Second, your “money stability” signal. Don’t just ask, “Could I live with variable income?” Ask how you already behave with money. When you get an unexpected expense, do you go straight to panic, or to “OK, what can I adjust?” How often do you actually open your banking app or look at a simple budget? People who do well on their own aren’t fearless; they’re familiar with their numbers. You don’t need a giant cushion to *start* exploring, but you do need the habit of looking reality in the eye instead of guessing.

Third, your “connection and resilience” signal. Freelancing is full of small social frictions: delayed replies, lukewarm feedback, proposals that vanish. Review your response to recent micro‑rejections: ignored job applications, messages left on read, ideas shot down in meetings. Do you spiral into self‑criticism, or can you feel annoyed and still send the next email? Also notice how you maintain relationships now. Do you ever check in with ex‑coworkers, managers, or classmates without needing something? That instinct becomes your future referral engine.

None of these signals are pass/fail. They’re more like vital signs a doctor watches: heart rate, blood pressure, temperature. Off in one area doesn’t mean “never freelance”; it means, “If you want this path, here’s the muscle to build before you lean on it.”

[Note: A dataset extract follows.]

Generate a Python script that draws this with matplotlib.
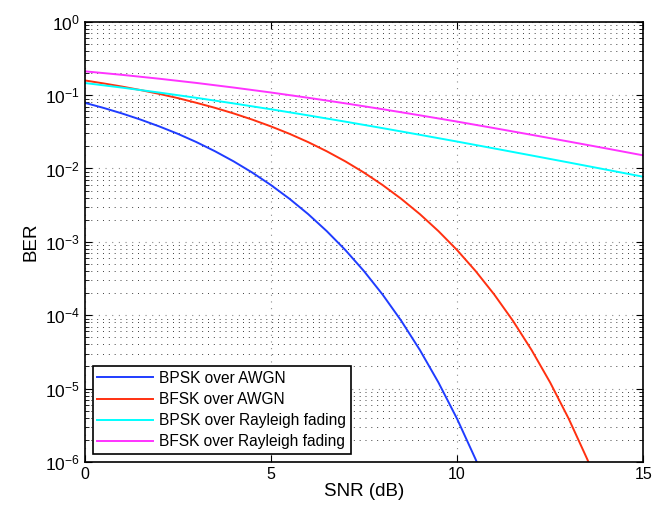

Think of two writers who both leave their jobs. One treats freelancing like a temporary bridge: they line up a part‑time contract, keep living costs lean, and give themselves 6–12 months to test offers. If they don’t hit a minimum income by then, they’re willing to go back to employment without shame. The other burns out fast by betting everything on landing “dream” clients in month one and taking any low‑paid work when that doesn’t happen.

Or take a developer who enjoys their current role but wants more control. Instead of quitting, they start with one client on weekends, using that tiny lab to learn proposals, invoicing, and scope creep while a paycheck still covers rent. Six months in, they know which work they enjoy, what rate the market accepts, and how many hours feel sustainable.

The paradox: people who give themselves a clear exit ramp and fallback plan often end up staying freelance longer—and happier—because they never felt trapped by the decision.

You’re not just choosing a work style; you’re choosing how you’ll respond to a shifting job market. As more companies blend employees and independents, being “freelance‑ready” becomes a kind of career insurance. Treat today like preseason: study how your skills could plug into project‑based teams, learn one AI tool that amplifies your strengths, and note which tasks you’d *still* want to do if titles disappeared and only outcomes mattered. That’s your signal for where to experiment next.

Treat this as a pilot episode, not a life sentence. You can test the waters with a single paid project, a tiny retainer, or a three‑month trial alongside your job. Like turning the heat up slowly on a sauce, you’ll see how your finances, energy, and curiosity respond. The real signal isn’t “Am I ready?” but “What did I learn from this round?”

Before next week, ask yourself: 1) “If I had to replace my current income within 12 months through freelancing, which 1–2 services (e.g., podcast editing, email copy, Notion set‑ups) would I realistically be confident selling, and why those specifically?” 2) “Looking at my last two weeks, where could I have carved out a consistent 5–7 hour ‘client work’ block (early mornings, evenings, weekends), and would I actually be willing to protect that time if I had a paying client?” 3) “Which part of freelancing scares me most right now—pitching myself, inconsistent income, or working alone—and what’s one experiment I’m willing to run this week (like sending one warm email, talking to a current freelancer, or mapping my bare-minimum monthly expenses) to test whether that fear is as big as it feels?”